4. Dispatch overnight, never synchronously (RV-6) — rl_run enqueues into the M8 dispatcher and drains under the M11 single-lane cron behind the budget governor. The ~8.5 h loop is not a cockpit click.

Until those are in place, inject your own sampler / trainer / heldout_eval into RLLoop directly — the orchestration is fully functional and tested with fakes.

Operator: full autonomy (rl-lane-autonomy v1)

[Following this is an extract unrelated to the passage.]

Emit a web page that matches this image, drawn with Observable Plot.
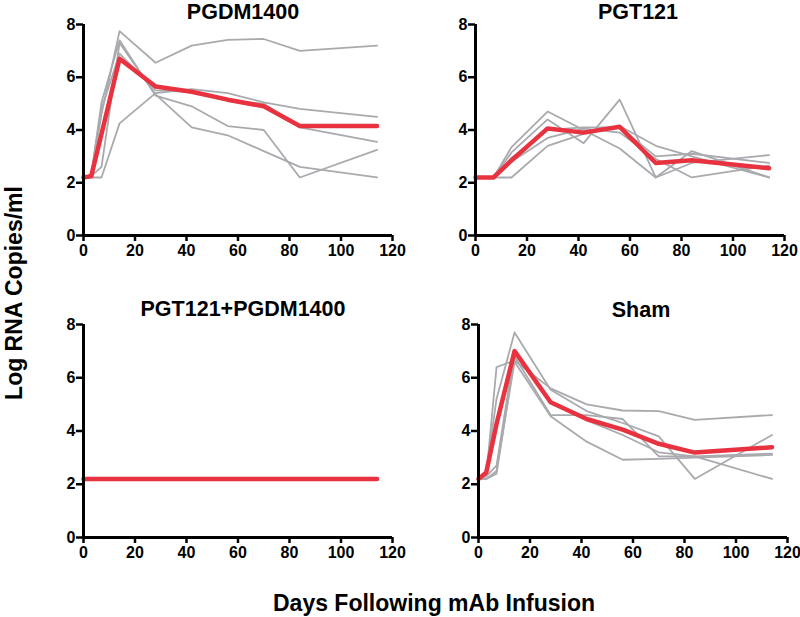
<!DOCTYPE html>
<html>
<head>
<meta charset="utf-8">
<script src="https://cdn.jsdelivr.net/npm/d3@7"></script>
<script src="https://cdn.jsdelivr.net/npm/@observablehq/plot@0.6"></script>
<style>
  html, body { margin: 0; padding: 0; background: #fff; }
  #fig { position: relative; width: 800px; height: 617px; overflow: hidden; font-family: "Liberation Sans", Arial, sans-serif; }
  .panel { position: absolute; }
  .title { position: absolute; font-weight: bold; font-size: 21.5px; line-height: normal; white-space: nowrap; transform: translateX(-50%); color: #000; }
  .axlab { position: absolute; font-weight: bold; font-size: 23px; line-height: normal; white-space: nowrap; transform: translateX(-50%); color: #000; }
  .ylab { position: absolute; font-weight: bold; font-size: 23px; line-height: normal; white-space: nowrap; transform: translate(-50%, -50%) rotate(-90deg); color: #000; }
</style>
</head>
<body>
<div id="fig"></div>
<script>
// ---- data ----
const days = [0, 3, 7, 14, 28, 42, 56, 70, 84, 114];
const xTicks = [0, 20, 40, 60, 80, 100, 120];
const yTicks = [0, 2, 4, 6, 8];
const panelTitles = ["PGDM1400", "PGT121", "PGT121+PGDM1400", "Sham"];
const xLabel = "Days Following mAb Infusion";
const yLabel = "Log RNA Copies/ml";

// PGDM1400
const pgdmA = [2.2, 2.2, 4.6, 7.75, 6.55, 7.2, 7.42, 7.45, 7.0, 7.2];
const pgdmB = [2.2, 2.2, 2.2, 4.25, 5.4, 5.55, 5.4, 5.05, 4.8, 4.5];
const pgdmC = [2.2, 2.3, 5.05, 7.4, 5.3, 4.9, 4.15, 4.0, 2.2, 3.25];
const pgdmD = [2.2, 2.25, 2.6, 7.3, 5.35, 4.1, 3.8, 3.2, 2.6, 2.2];
const pgdmE = [2.2, 2.3, 4.8, 6.9, 5.5, 5.45, 5.1, 5.0, 4.1, 3.55];
const pgdmMean = [2.2, 2.25, 3.85, 6.7, 5.65, 5.45, 5.15, 4.9, 4.15, 4.15];

// PGT121
const pgtA = [2.2, 2.2, 2.2, 3.35, 4.7, 4.0, 3.3, 2.2, 2.75, 3.05];
const pgtB = [2.2, 2.2, 2.2, 3.15, 4.4, 3.5, 5.15, 2.2, 3.2, 2.2];
const pgtC = [2.2, 2.2, 2.2, 2.95, 4.0, 4.1, 4.1, 3.0, 3.1, 2.75];
const pgtD = [2.2, 2.2, 2.2, 2.8, 3.7, 4.05, 3.9, 2.9, 2.2, 2.65];
const pgtE = [2.2, 2.2, 2.2, 2.2, 3.4, 3.85, 4.15, 3.4, 3.0, 2.2];
const pgtMean = [2.2, 2.2, 2.2, 2.85, 4.06, 3.9, 4.12, 2.75, 2.85, 2.55];

// PGT121+PGDM1400
const comboA = [2.2, 2.2, 2.2, 2.2, 2.2, 2.2, 2.2, 2.2, 2.2, 2.2];
const comboB = [2.2, 2.2, 2.2, 2.2, 2.2, 2.2, 2.2, 2.2, 2.2, 2.2];
const comboC = [2.2, 2.2, 2.2, 2.2, 2.2, 2.2, 2.2, 2.2, 2.2, 2.2];
const comboD = [2.2, 2.2, 2.2, 2.2, 2.2, 2.2, 2.2, 2.2, 2.2, 2.2];
const comboMean = [2.2, 2.2, 2.2, 2.2, 2.2, 2.2, 2.2, 2.2, 2.2, 2.2];

// Sham
const shamA = [2.2, 2.3, 6.4, 6.65, 5.6, 5.0, 4.77, 4.75, 4.42, 4.6];
const shamB = [2.2, 2.45, 5.2, 7.7, 5.55, 4.75, 4.3, 3.8, 2.2, 3.85];
const shamC = [2.2, 2.3, 2.7, 7.0, 5.1, 4.4, 3.85, 3.2, 3.05, 2.2];
const shamD = [2.2, 2.2, 2.4, 6.8, 4.6, 4.6, 4.45, 3.05, 3.05, 3.15];
const shamE = [2.2, 2.2, 2.5, 6.6, 4.55, 3.6, 2.92, 2.95, 3.0, 3.1];
const shamMean = [2.2, 2.44, 4.26, 7.0, 5.08, 4.45, 4.05, 3.52, 3.19, 3.39];

// ---- styling ----
const GRAY = "#a9aaae";
const RED = "#e8323f";

const panels = [
  {title: panelTitles[0], animals: [pgdmA, pgdmB, pgdmC, pgdmD, pgdmE], mean: pgdmMean,
   left: 0, top: 0, mt: 24, titleX: 243, titleTop: 0},
  {title: panelTitles[1], animals: [pgtA, pgtB, pgtC, pgtD, pgtE], mean: pgtMean,
   left: 392, top: 0, mt: 24, titleX: 638, titleTop: 0},
  {title: panelTitles[2], animals: [comboA, comboB, comboC, comboD], mean: comboMean,
   left: 0, top: 302, mt: 22, titleX: 243, titleTop: 297},
  {title: panelTitles[3], animals: [shamA, shamB, shamC, shamD, shamE], mean: shamMean,
   left: 395, top: 302, mt: 22, titleX: 641, titleTop: 297.5}
];

const fig = document.getElementById("fig");

function toRows(arr, id) {
  return days.map((d, i) => ({day: d, value: arr[i], id}));
}

for (const p of panels) {
  const grayRows = p.animals.flatMap((a, k) => toRows(a, k));
  const meanRows = toRows(p.mean, "mean");
  const chart = Plot.plot({
    width: 400,
    height: 262,
    marginLeft: 83,
    marginRight: 8,
    marginTop: p.mt,
    marginBottom: 27,
    x: {domain: [0, 120], ticks: xTicks},
    y: {domain: [0, 8], ticks: yTicks},
    style: {fontFamily: "'Liberation Sans', Arial, sans-serif", fontSize: "16px", fontWeight: "bold", color: "#000", background: "transparent", overflow: "visible"},
    marks: [
      Plot.axisX({ticks: xTicks, tickSize: 6, tickPadding: 3, strokeWidth: 2.5, label: null, fontSize: 16, fontWeight: "bold"}),
      Plot.axisY({ticks: yTicks, tickSize: 7, tickPadding: 1, strokeWidth: 2.5, label: null, fontSize: 16, fontWeight: "bold"}),
      Plot.line(grayRows, {x: "day", y: "value", z: "id", stroke: GRAY, strokeWidth: 1.8}),
      Plot.line(meanRows, {x: "day", y: "value", stroke: RED, strokeWidth: 4.5}),
      Plot.ruleX([0], {y1: 0, y2: 8, stroke: "#000", strokeWidth: 3}),
      Plot.ruleY([0], {x1: 0, x2: 120, stroke: "#000", strokeWidth: 3})
    ]
  });
  chart.classList.add("panel");
  chart.style.left = p.left + "px";
  chart.style.top = p.top + "px";
  fig.appendChild(chart);

  const t = document.createElement("div");
  t.className = "title";
  t.textContent = p.title;
  t.style.left = p.titleX + "px";
  t.style.top = p.titleTop + "px";
  fig.appendChild(t);
}

const xl = document.createElement("div");
xl.className = "axlab";
xl.textContent = xLabel;
xl.style.left = "434px";
xl.style.top = "590px";
fig.appendChild(xl);

const yl = document.createElement("div");
yl.className = "ylab";
yl.textContent = yLabel;
yl.style.left = "14px";
yl.style.top = "293px";
fig.appendChild(yl);
</script>
</body>
</html>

Once a pinned vLLM is installed, the hand-driven overnight session becomes one armed policy. fieldkit.arena.lane (LA-1..11) wraps the dispatchable rl_run so it is self-driving, observable, and self-defending:

1. Arm the cron once — fieldkit arena autonomy on --interval-min 30 --cap-usd 5 records the policy + prints the crontab line that runs fieldkit arena drain on a cadence (--install-cron writes it for you). fieldkit arena autonomy status reports it; fieldkit arena autonomy off is the one-command reversal.
2. Each drain tick acquires the single-drain lock and, for an rl_run, enters the LaneArbiter: a 3-way pre-flight (governor allow ∧ envelope fits ∧ a vLLM binary present — else a clean defer with LANE_BIN_ABSENT, never a crash), then it frees the resident chat brain (FK_RL_RESIDENT_STOP_CMD / FK_RL_RESIDENT_START_CMD), runs under a MemoryWatchdog, and always restores the prior lane on exit.
3. It reports live — the loop writes throttled {step, phase, pool_score, last_heldout, eta_s, mem} into jobs.result_json (LA-8); the cockpit Jobs board renders an inline progress strip with the pool-vs-held-out read, so the t2po inversion (RV-4) is visible as it happens.
4. It defends the box — the MemoryWatchdog enforces a unified-memory headroom floor (FK_RL_OOM_FLOOR_GB, default 4; warn at FK_RL_OOM_WARN_GB, default 8). A breach that persists ~2 s touches an abort sentinel the loop polls between steps → the run tears down before the kernel OOM-kills ([[project_spark_unified_memory_oom]]). Every run attaches a mem_trace (peak / headroom / per-phase) to its lineage + the morning standup (“RAN 1 · peak 119 GB · 1 OOM-deferred”).

The autonomy gate stays operator-armed — one autonomy on, not per run — and the $/day governor cap + the single-lane lock still bound every tick.

What it is not

It does not re-implement a GPU trainer (the proven loop is injected via the seams / vendored later), publish a kind: rl_run artifact (RV-9 defers publishable kinds to second-vertical reuse), or churn the schema. v1 ships the loop, not the storefront.